«Je vous dis qu’aujourd’hui il y a davantage de martyrs qu’aux premiers temps de l’Église. » Le 4 mars 2014, à Sainte-Marthe, le pape François a rappelé une réalité surprenante, qu’il a réitérée ensuite à de nombreuses reprises. Réalité estompée par l’histoire, par la prégnance des grandes figures des origines du christianisme – les saints Étienne, Blandine, Agnès… Bien plus rares sont ceux qui ont entendu parler de saint Salomon Leclercq, de saint André Kim Taegon ou du bienheureux Giuseppe Girotti. Le premier, frère des Écoles chrétiennes, fut massacré à coups de sabre au couvent des Carmes à Paris en 1792. Le second, premier prêtre catholique de Corée, a été décapité à Séoul en 1846. Le troisième, dominicain italien, est mort à Dachau le 1er avril 1945.

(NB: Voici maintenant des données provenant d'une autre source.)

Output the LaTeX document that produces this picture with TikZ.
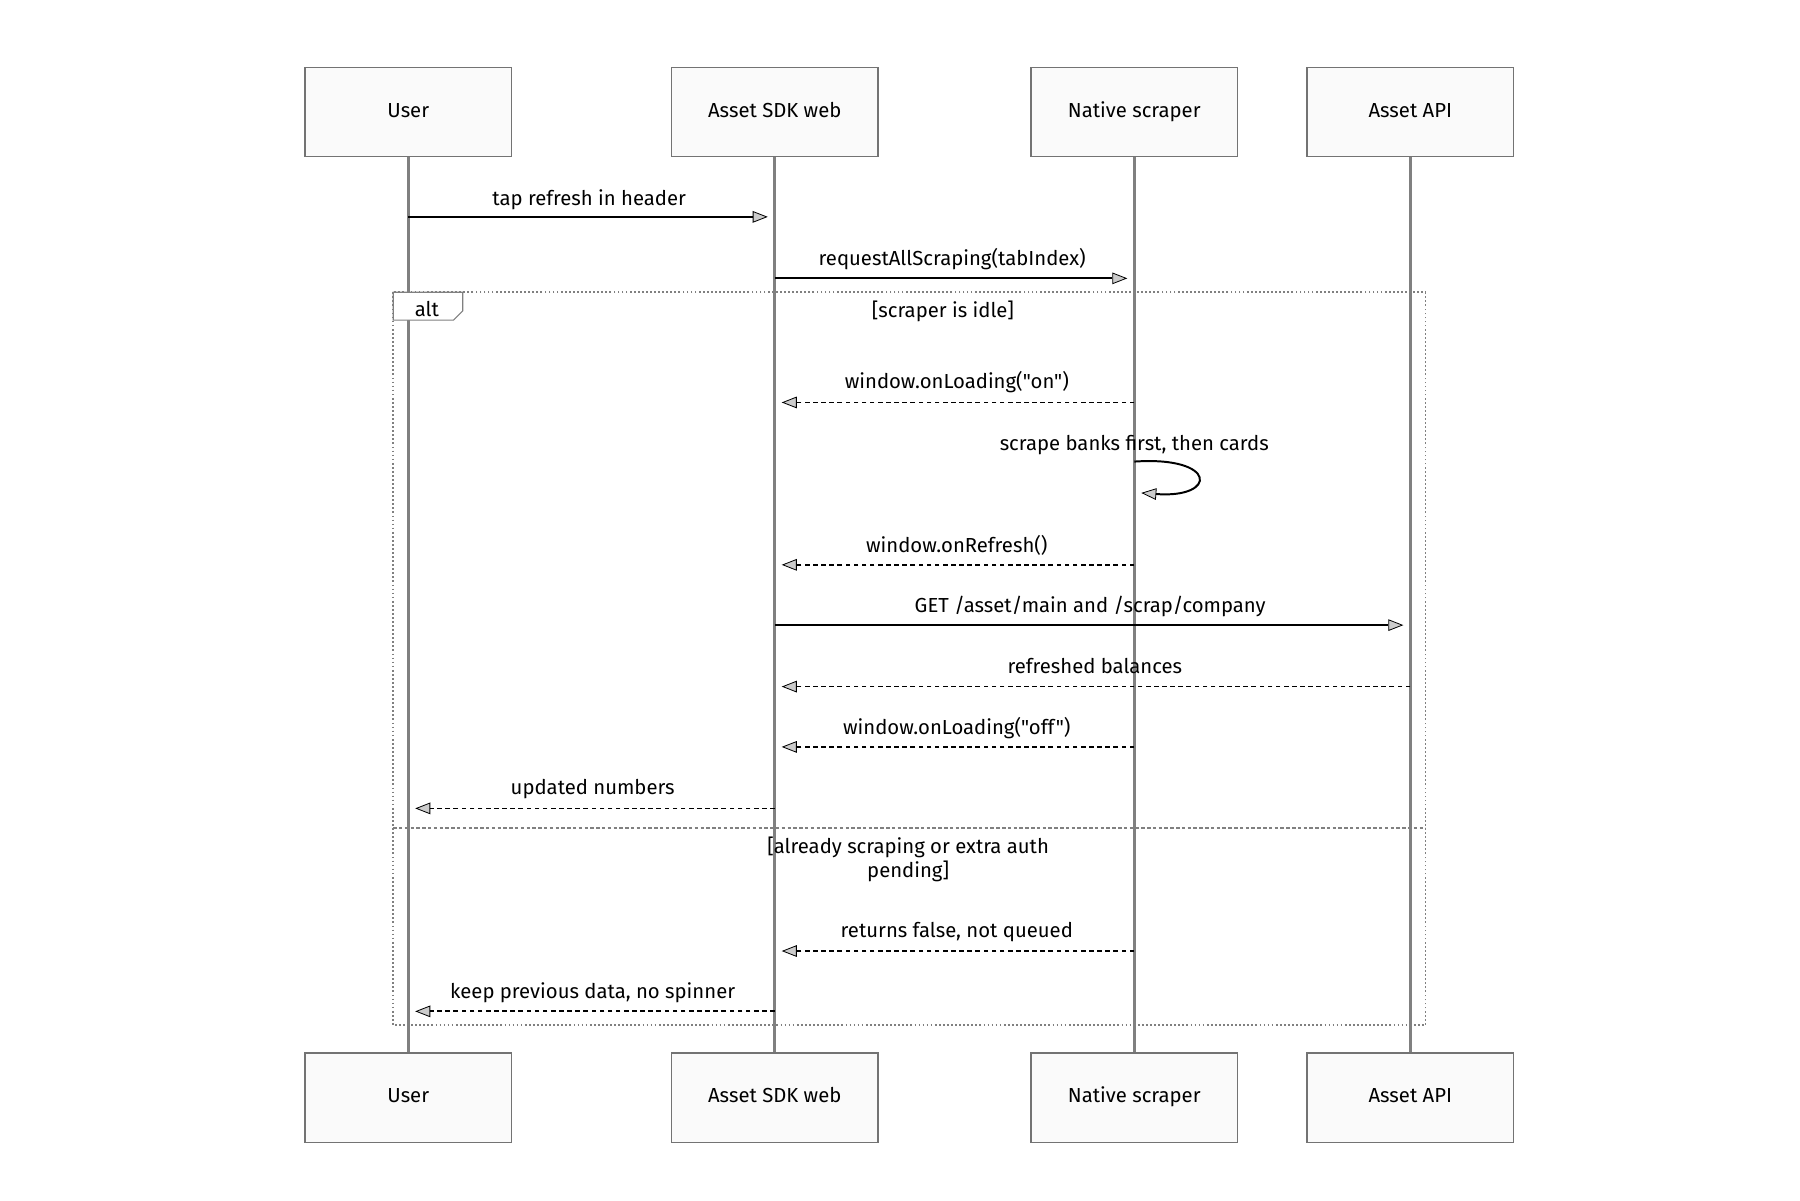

La Révolution française, un laboratoire
Chacun d’eux, sélectionné dans la grande cohorte des martyrs contemporains, incarne un aspect singulier des persécutions commises dans la période moderne, qui part de la Révolution française. Celle-ci fit couler le sang des fidèles dans des proportions rarement atteintes, et demeure ainsi le laboratoire et la matrice des martyrs d’aujourd’hui. Pétrie dès son origine par la pensée antichrétienne des Lumières – Diderot, Sade, Voltaire – elle s’attache très tôt à combattre l’Église, comme en témoigne la nationalisation des biens du clergé, adoptée dès le 2 novembre 1789. La répression juridique et administrative cède ensuite la place à la violence aveugle à partir du renversement de la monarchie, en août 1792. Les religieux sont massacrés en masse, comme les 191 prêtres des Carmes assassinés lors des massacres de septembre et béatifiés par Pie XI en 1926. À Avrillé, près d’Angers, 99 prêtres, religieuses et fidèles, tués entre 1793 et 1794, ont été béatifiés par Jean-Paul II en 1984. Le bienheureux Noël Pinot, prêtre réfractaire monté à l’échafaud le 21 février 1794 à Angers en récitant l’antienne Introibo ad altare dei – « Je m’avancerai jusqu’à l’autel de Dieu » – est associé à ses martyrs. Le calendrier catholique retient aussi le sort des seize carmélites de Compiègne, guillotinées en juillet 1794 et béatifiées en 1906 – il s’agit des premières béatifications des martyrs de la Révolution, immortalisées par Bernanos dans son Dialogue des carmélites. Ou encore les 64 prêtres morts durant l’été 1794 sur les pontons de Rochefort, et proclamés bienheureux en 1995. En revanche, la première canonisation s’est déroulée récemment, en 2016 : il s’agit du frère lassalien Salomon Leclercq.